Defence Minister Gajdoš files motion against paramilitary group Slovak Levies

The General Prosecutor’s Office should check whether the group poses a threat to Slovakia’s security and whether its existence is in violation of the country’s laws.

Slovak Levies (Slovenskí Branci) during a training.Slovak Levies (Slovenskí Branci) during a training.(Source: Photo archive Sme/Facebook)

Defence Minister Peter Gajdoš (an SNS nominee) has filed a motion with the General Prosecutor’s Office to examine the activities of paramilitary group Slovenskí Branci (Slovak Levies). He asked the GP’s office to examine whether the organisation poses a threat to Slovakia’s security and whether its existence is in violation with the country’s laws or not. In addition, Gajdoš emphasised the Slovak Armed Forces’ position as the only legal military organisation in Slovakia, while rejecting the notion that someone “with an unclear aim is trying to militarise society and play at soldiers”.

“It shouldn’t be possible for a parallel military group that wants to substitute for the Armed Forces in their activities to operate here,” said Gajdoš at a press conference on Monday, July 23.
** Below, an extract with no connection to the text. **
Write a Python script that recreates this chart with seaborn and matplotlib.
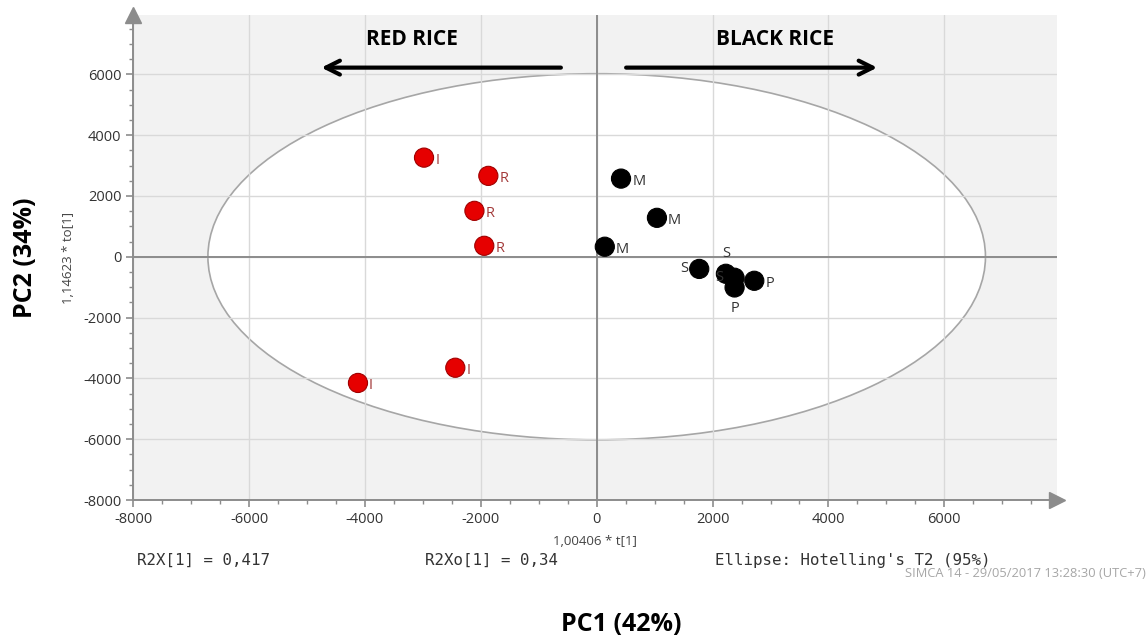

While condemning cooperation with organisations of this kind, the minister said that it seems that actual members of the Slovak Armed Forces who collaborate with Slovak Levies are not breaking any laws, so their supervisors cannot take action against them.

“However, that does not mean that we’ll let this slide in the future,” said Gajdoš. “What professional soldiers gain from their training shouldn’t be misused to train such paramilitary organisations.”

When the General Prosecutor’s Office releases a statement on its findings, the ministry will aim to resolve this situation, and look into how paramilitary organisations have gained access to military technology.

Also, as the paramilitary organisation uses military-style uniforms and several features similar to the Slovak Army, the Defence Ministry therefore wants to consider legal steps to regulate the use of symbols of the Armed Forces and clearly define it by law.

Representatives of the ministry also spoke about decommissioned military equipment located on a site in the village of Dolná Krupá, where the Russian motorcycle club Night Wolves founded their base.

Read also:Biker gang complex in Dolná Krupá raises questions Read more 

“Sold military equipment must primarily be controlled by the Economy Ministry, which issues the appropriate licenses and without which it is not possible to sell defence equipment,” said Gajdoš, as cited by the SITA newswire.

The ministry has ordered an inspection of all military equipment that is currently in museums and also demands the return of the military equipment from the motorbike club complex, whereby it set the deadline at the end of August of this year.